═════ RAW DATA ═════

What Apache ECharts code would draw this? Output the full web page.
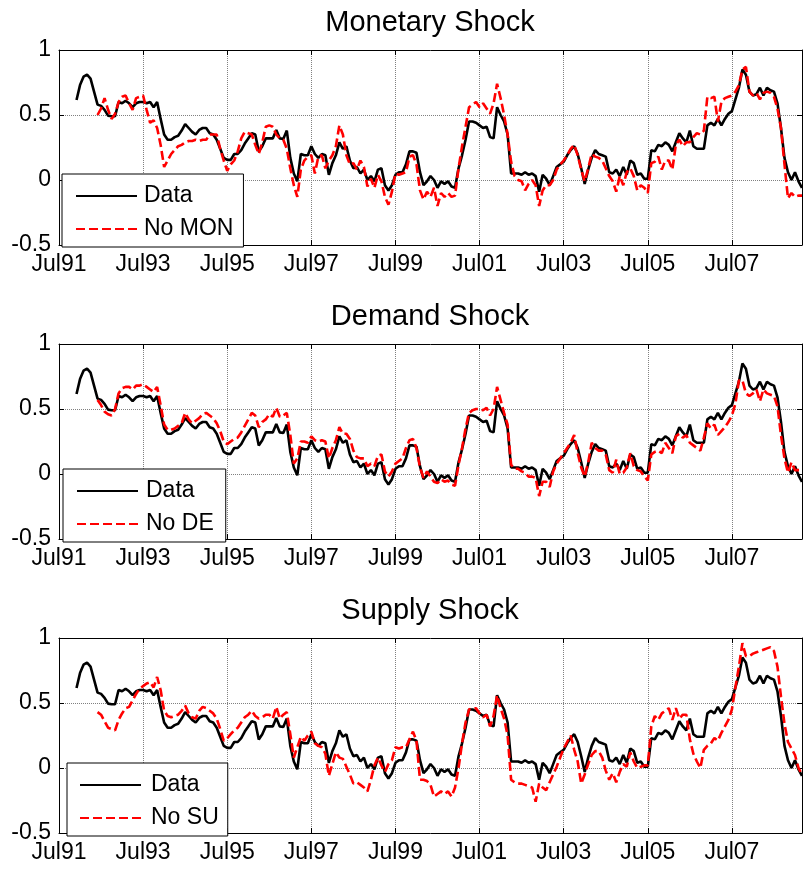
<!DOCTYPE html>
<html><head><meta charset="utf-8">
<script src="https://cdn.jsdelivr.net/npm/echarts/dist/echarts.min.js"></script>
<style>html,body{margin:0;padding:0;background:#fff}#c{width:803px;height:869px}</style>
</head><body><div id="c"></div>
<script>
// x axis: months after Jul 1991
const xTickLabels = ['Jul91','Jul93','Jul95','Jul97','Jul99','Jul01','Jul03','Jul05','Jul07'];
const yTickLabels = ['-0.5','0','0.5','1'];
const panelTitles = ['Monetary Shock','Demand Shock','Supply Shock'];
const cfNames = ['No MON','No DE','No SU'];
const dataStart = 5;   // Dec91
const cfStart = 11;    // Jun92

const actual = [
0.615,0.73,0.795,0.81,0.78,0.68,0.58,0.57,0.54,0.495,0.49,0.49,
0.6,0.59,0.61,0.59,0.56,0.59,0.6,0.6,0.59,0.6,0.56,0.6,
0.47,0.35,0.31,0.31,0.33,0.34,0.38,0.43,0.4,0.37,0.35,0.385,
0.4,0.4,0.36,0.35,0.31,0.24,0.17,0.155,0.155,0.2,0.2,0.23,
0.28,0.32,0.36,0.35,0.22,0.26,0.32,0.32,0.32,0.385,0.32,0.315,
0.38,0.17,0.05,-0.01,0.2,0.19,0.19,0.26,0.2,0.17,0.2,0.19,
0.04,0.13,0.19,0.29,0.24,0.26,0.15,0.09,0.1,0.05,0.08,0,
0.03,-0.01,0.08,0.09,-0.04,-0.08,-0.04,0.04,0.06,0.06,0.12,0.22,
0.22,0.21,0.06,-0.04,-0.01,0.03,0,-0.06,-0.01,-0.03,-0.01,-0.05,
-0.06,0.09,0.19,0.31,0.45,0.45,0.44,0.42,0.4,0.41,0.33,0.32,
0.56,0.5,0.45,0.35,0.05,0.05,0.05,0.04,0.06,0.04,0.05,0.03,
-0.09,0.04,0.01,-0.04,0.03,0.1,0.12,0.14,0.19,0.23,0.26,0.2,
0.09,-0.03,0.08,0.17,0.23,0.2,0.19,0.18,0.06,0.05,0.08,0.03,
0.1,0.04,0.15,0.13,0.04,0.05,0.01,0.01,0.23,0.22,0.27,0.26,
0.29,0.27,0.22,0.29,0.36,0.32,0.29,0.38,0.26,0.24,0.24,0.24,
0.42,0.44,0.42,0.47,0.42,0.47,0.51,0.53,0.62,0.71,0.85,0.81,
0.68,0.65,0.66,0.71,0.65,0.71,0.69,0.68,0.59,0.4,0.17,0.06,
0,0.06,-0.01,-0.06
];

const noMON = [
0.5,0.55,0.63,0.54,0.47,0.51,0.6,0.64,0.65,0.59,0.54,0.63,
0.64,0.65,0.54,0.44,0.46,0.4,0.27,0.1,0.15,0.2,0.23,0.26,
0.27,0.29,0.3,0.3,0.31,0.3,0.31,0.31,0.35,0.35,0.35,0.24,
0.15,0.07,0.12,0.15,0.22,0.32,0.37,0.36,0.35,0.27,0.2,0.29,
0.41,0.42,0.41,0.35,0.32,0.31,0.24,0.09,-0.04,-0.13,0.08,0.15,
0.18,0.19,0.05,0.18,0.19,0.09,0.15,0.19,0.26,0.42,0.35,0.19,
0.12,0.13,0.08,0.15,0.1,-0.05,0.01,-0.06,0.04,-0.01,-0.13,-0.19,
-0.09,0.05,0.04,0.05,0.06,0.18,0.19,0.12,-0.08,-0.15,-0.09,-0.13,
-0.06,-0.2,-0.1,-0.13,-0.1,-0.13,-0.12,0.09,0.26,0.41,0.56,0.58,
0.6,0.56,0.59,0.55,0.51,0.59,0.74,0.63,0.5,0.35,0.14,0.03,
0,-0.01,-0.08,-0.03,0,-0.04,-0.2,-0.08,-0.04,-0.04,0,0.08,
0.12,0.15,0.19,0.24,0.27,0.19,0.08,-0.01,0.09,0.2,0.18,0.17,
0.15,0.09,0.03,-0.01,-0.09,0.03,-0.04,0.06,0.09,0.03,-0.08,-0.04,
-0.06,-0.1,0.13,0.14,0.18,0.08,0.15,0.15,0.08,0.27,0.31,0.26,
0.29,0.29,0.33,0.36,0.35,0.38,0.64,0.63,0.64,0.45,0.6,0.63,
0.64,0.65,0.68,0.73,0.85,0.87,0.68,0.65,0.67,0.62,0.67,0.68,
0.67,0.64,0.55,0.4,0.12,-0.14,-0.1,-0.13,-0.12,-0.12
];

const noDE = [
0.57,0.53,0.48,0.46,0.45,0.5,0.62,0.66,0.67,0.67,0.65,0.68,
0.68,0.69,0.67,0.65,0.63,0.67,0.53,0.38,0.34,0.34,0.35,0.37,
0.39,0.47,0.42,0.39,0.41,0.43,0.46,0.47,0.45,0.43,0.39,0.33,
0.25,0.23,0.25,0.27,0.28,0.32,0.37,0.42,0.47,0.45,0.36,0.4,
0.42,0.46,0.44,0.51,0.44,0.45,0.47,0.3,0.08,0.12,0.25,0.25,
0.24,0.29,0.26,0.25,0.26,0.25,0.12,0.2,0.26,0.36,0.31,0.31,
0.27,0.18,0.13,0.12,0.12,0.06,0.08,0.06,0.14,0.15,0.02,-0.02,
0.02,0.08,0.1,0.12,0.2,0.26,0.27,0.2,0.05,-0.03,0.02,-0.02,
-0.06,-0.07,-0.04,-0.06,-0.05,-0.08,-0.09,0.07,0.2,0.35,0.47,0.49,
0.5,0.5,0.49,0.51,0.45,0.5,0.67,0.57,0.47,0.38,0.07,0.04,
0.04,0.02,0.01,-0.02,-0.02,-0.03,-0.17,-0.06,-0.06,-0.1,0.02,0.08,
0.12,0.16,0.2,0.24,0.3,0.16,0.05,-0.02,0.09,0.24,0.2,0.18,
0.18,0.15,0.03,0.01,0.11,0,0.01,0.05,0.16,0.06,0.03,0.02,
-0.02,-0.05,0.15,0.17,0.18,0.16,0.24,0.2,0.16,0.29,0.31,0.28,
0.3,0.24,0.22,0.2,0.18,0.28,0.39,0.35,0.38,0.3,0.33,0.36,
0.4,0.45,0.54,0.72,0.72,0.62,0.6,0.62,0.65,0.56,0.65,0.62,
0.61,0.6,0.52,0.3,0.12,0.01,0.09,0.03,0.03,0.03
];

const noSU = [
0.43,0.41,0.36,0.31,0.3,0.29,0.37,0.42,0.46,0.47,0.52,0.57,
0.61,0.63,0.65,0.66,0.62,0.7,0.6,0.44,0.4,0.39,0.4,0.41,
0.44,0.48,0.42,0.39,0.38,0.44,0.47,0.46,0.44,0.42,0.38,0.3,
0.21,0.23,0.26,0.29,0.31,0.35,0.39,0.41,0.44,0.4,0.38,0.39,
0.41,0.41,0.38,0.47,0.38,0.41,0.43,0.26,0.08,0.16,0.24,0.21,
0.25,0.28,0.19,0.17,0.16,0.11,-0.06,0.03,0.12,0.08,0.07,0.01,
-0.05,-0.12,-0.11,-0.13,-0.15,-0.18,-0.09,0.02,0.08,0.02,-0.03,0.03,
0.06,0.16,0.15,0.16,0.16,0.22,0.28,0.21,-0.09,-0.09,-0.1,-0.13,
-0.22,-0.2,-0.18,-0.2,-0.18,-0.22,-0.15,0,0.19,0.35,0.45,0.46,
0.46,0.42,0.39,0.41,0.32,0.4,0.56,0.46,0.38,0.25,-0.09,-0.11,
-0.12,-0.12,-0.13,-0.14,-0.15,-0.26,-0.12,-0.15,-0.17,-0.11,-0.05,0.01,
0.08,0.15,0.2,0.25,0.14,0.05,-0.12,-0.05,0.03,0.1,0.13,0.13,
0.08,-0.02,-0.09,-0.04,-0.11,-0.03,0.03,0.01,0.12,0.05,0,0.01,
0.02,0.02,0.32,0.4,0.37,0.42,0.44,0.46,0.37,0.46,0.38,0.41,
0.41,0.22,0.11,0.05,0,0.14,0.17,0.19,0.23,0.21,0.27,0.32,
0.37,0.45,0.62,0.78,0.96,0.86,0.86,0.88,0.89,0.9,0.91,0.92,
0.93,0.9,0.78,0.55,0.34,0.2,0.15,0.1,0,-0.05
];

const FONT = '"Liberation Sans", Arial, Helvetica, sans-serif';
const gridTops = [50, 344, 638];
const gridLeft = 59, gridW = 743, gridH = 195;
const legendPos = [{left:62, top:174, gap:2, pl:13, pr:10}, {left:63, top:469, gap:3, pl:13, pr:12}, {left:67, top:763, gap:5, pl:12, pr:9}];
const cfs = [noMON, noDE, noSU];

const chart = echarts.init(document.getElementById('c'), null, {renderer:'canvas'});
const opt = {animation:false, backgroundColor:'#fff', grid:[], xAxis:[], yAxis:[], series:[], title:[], legend:[]};

const xFmt = v => (v % 24 === 0 && v / 24 < xTickLabels.length) ? xTickLabels[v / 24] : '';
const yFmt = v => { const i = Math.round((v + 0.5) / 0.5); return yTickLabels[i] !== undefined ? yTickLabels[i] : ''; };

for (let p = 0; p < 3; p++) {
  const top = gridTops[p];
  opt.grid.push({left:gridLeft, top:top, width:gridW, height:gridH, containLabel:false, outerBoundsMode:'none'});
  const common = {gridIndex:p, type:'value', min:0, max:212, interval:24};
  opt.xAxis.push(Object.assign({}, common, {
    position:'bottom',
    axisLine:{show:true, onZero:false, lineStyle:{color:'#000', width:1}},
    axisTick:{show:true, inside:true, length:5, lineStyle:{color:'#000'}},
    axisLabel:{show:true, formatter:xFmt, color:'#000', fontSize:23, fontFamily:FONT, margin:8, showMaxLabel:false},
    splitLine:{show:true, lineStyle:{color:'#808080', type:'dotted', width:1}}
  }));
  opt.xAxis.push(Object.assign({}, common, {
    position:'top',
    axisLine:{show:true, onZero:false, lineStyle:{color:'#000', width:1}},
    axisTick:{show:true, inside:true, length:5, lineStyle:{color:'#000'}},
    axisLabel:{show:false}, splitLine:{show:false}
  }));
  const ycommon = {gridIndex:p, type:'value', min:-0.5, max:1, interval:0.5};
  opt.yAxis.push(Object.assign({}, ycommon, {
    position:'left',
    axisLine:{show:true, onZero:false, lineStyle:{color:'#000', width:1}},
    axisTick:{show:true, inside:true, length:5, lineStyle:{color:'#000'}},
    axisLabel:{show:true, formatter:yFmt, color:'#000', fontSize:23, fontFamily:FONT, margin:8},
    splitLine:{show:true, lineStyle:{color:'#808080', type:'dotted', width:1}}
  }));
  opt.yAxis.push(Object.assign({}, ycommon, {
    position:'right',
    axisLine:{show:true, onZero:false, lineStyle:{color:'#000', width:1}},
    axisTick:{show:true, inside:true, length:5, lineStyle:{color:'#000'}},
    axisLabel:{show:false}, splitLine:{show:false}
  }));
  opt.series.push({
    name:'Data', type:'line', xAxisIndex:2*p, yAxisIndex:2*p, symbol:'none', silent:true, z:2,
    lineStyle:{color:'#000', width:2.6}, itemStyle:{color:'#000'},
    data: actual.map((v, i) => [dataStart + i, v])
  });
  opt.series.push({
    name:cfNames[p], type:'line', xAxisIndex:2*p, yAxisIndex:2*p, symbol:'none', silent:true, z:3,
    lineStyle:{color:'#ff0000', width:2.6, type:[9,4]}, itemStyle:{color:'#ff0000'},
    data: cfs[p].map((v, i) => [cfStart + i, v])
  });
  opt.title.push({
    text:panelTitles[p], left:430, top:top - 42, textAlign:'center', padding:0,
    textStyle:{fontSize:29, fontWeight:'normal', color:'#000', fontFamily:FONT}
  });
  const lp = legendPos[p];
  opt.legend.push({
    data:['Data', cfNames[p]], orient:'vertical', left:lp.left, top:lp.top,
    itemWidth:61, itemHeight:14, itemGap:7, padding:[9, lp.pr, 5, lp.pl],
    borderColor:'#000', borderWidth:1, backgroundColor:'#fff', borderRadius:0,
    selectedMode:false, itemStyle:{opacity:0},
    formatter: name => '{t|' + name + '}',
    textStyle:{color:'#000', fontSize:23, fontFamily:FONT, lineHeight:26,
      rich:{t:{padding:[0,0,0,lp.gap], color:'#000', fontSize:23, fontFamily:FONT, lineHeight:26}}}
  });
}
chart.setOption(opt);
</script>
</body></html>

═════

▶ **TASK BRIEF**:
Return only the lines running from the top of the data to the line that holds "const cfStart = 11;". Include both of those lines, but skip the pictures.

▶ **SOLUTION**:
What Apache ECharts code would draw this? Output the full web page.
<!DOCTYPE html>
<html><head><meta charset="utf-8">
<script src="https://cdn.jsdelivr.net/npm/echarts/dist/echarts.min.js"></script>
<style>html,body{margin:0;padding:0;background:#fff}#c{width:803px;height:869px}</style>
</head><body><div id="c"></div>
<script>
// x axis: months after Jul 1991
const xTickLabels = ['Jul91','Jul93','Jul95','Jul97','Jul99','Jul01','Jul03','Jul05','Jul07'];
const yTickLabels = ['-0.5','0','0.5','1'];
const panelTitles = ['Monetary Shock','Demand Shock','Supply Shock'];
const cfNames = ['No MON','No DE','No SU'];
const dataStart = 5;   // Dec91
const cfStart = 11;    // Jun92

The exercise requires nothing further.